All-in-all a gritty playstyle will have extended rules over a number of sub-systems. These can be as expansive or brief as fits your campaign. However, I recommend starting with these gritty healing rules and see how they land with your players (after getting buy-in) and expanding from there if it seems fun. If so, you may also want to consider other expanded rules or modifications.

Limiting Hit Points: 5e does a better job of doing damage than most people give it credit for. However, there are various OSR rules for hit points you may want to consider if this is right for you. There is a different option that I think works better than limited hit points, that is limited healing. I will make a follow-up post about this later in the week but a complimentary rule is something that requires players to spend HD to receive healing, otherwise it heals 1 pt. This prevents turning the cleric into a heal-bot and more.

Infection & Disease: Using the disease rules from Chapter 8 of the DMG, you could decide to include infection from wounds in your game. I think this is for groups on the extreme end of gritty survival games but it’s a consideration. Use the rules for Sewer Plague to govern any infection.

Lowering Ability Scores: Many gritty games lean into randomly generated ability scores rather than having everyone in the group easily reaching maximum humanoid potential. So, choose a generation method that is right for you. Additionally, you may want to consider doing away with Ability Score Increases (ASI) and using Feats as the only option. This can add more variety and customization and some still come with a +1 ASI.

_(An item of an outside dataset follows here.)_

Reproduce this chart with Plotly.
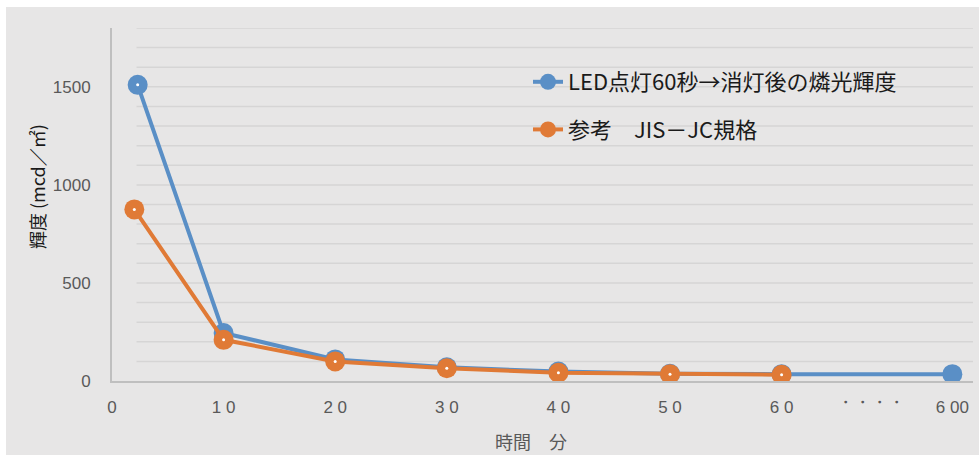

Spells: Gritty play puts more burden on spells and spell casters. Some DMs may consider banning or modifying spells like Goodberry, Create Water, Healing Spirit, and Tiny Hut.


Introducing a system like this significantly impacts the pacing of campaigns and challenge of encounters. This system works better for campaigns with modular encounters and opportunities to manage rest and recovery. Therefore, campaigns like Lost Mines of Phandelver, or Rime of the Frostmaiden may be better suited. Campaigns like Out of the Abyss or Tomb of Annihilation may require a lot of modification by the DM or be a poor fit for this style of play.

Watch for Part 2 of this series to address Gritty Healing and Spells, Potions, and Abilities later in the week.


Gritty rules aren’t for everyone, but can be a fun variation on your 5e play or suited for some groups playstyles. To be successful, you need full buy-in from everyone in the group and have to enjoy the management and level of detail that goes into this kind of play. Those that enjoy it can welcome the challenge of planning through recovery or mitigating for loss. DMs would do well to provide players both opportunities to shine, and interesting challenges to overcome through planning and preparation. To be sure, these rules are usually not for the faint of heart or play groups that don’t like getting lost in the details. Additionally, this playstyle is better suited for tier one and two play. However, most games happen in those tiers anyway and if you’re looking for higher tier play, gritty rules were probably never a consideration.

Now go out there and run some great games.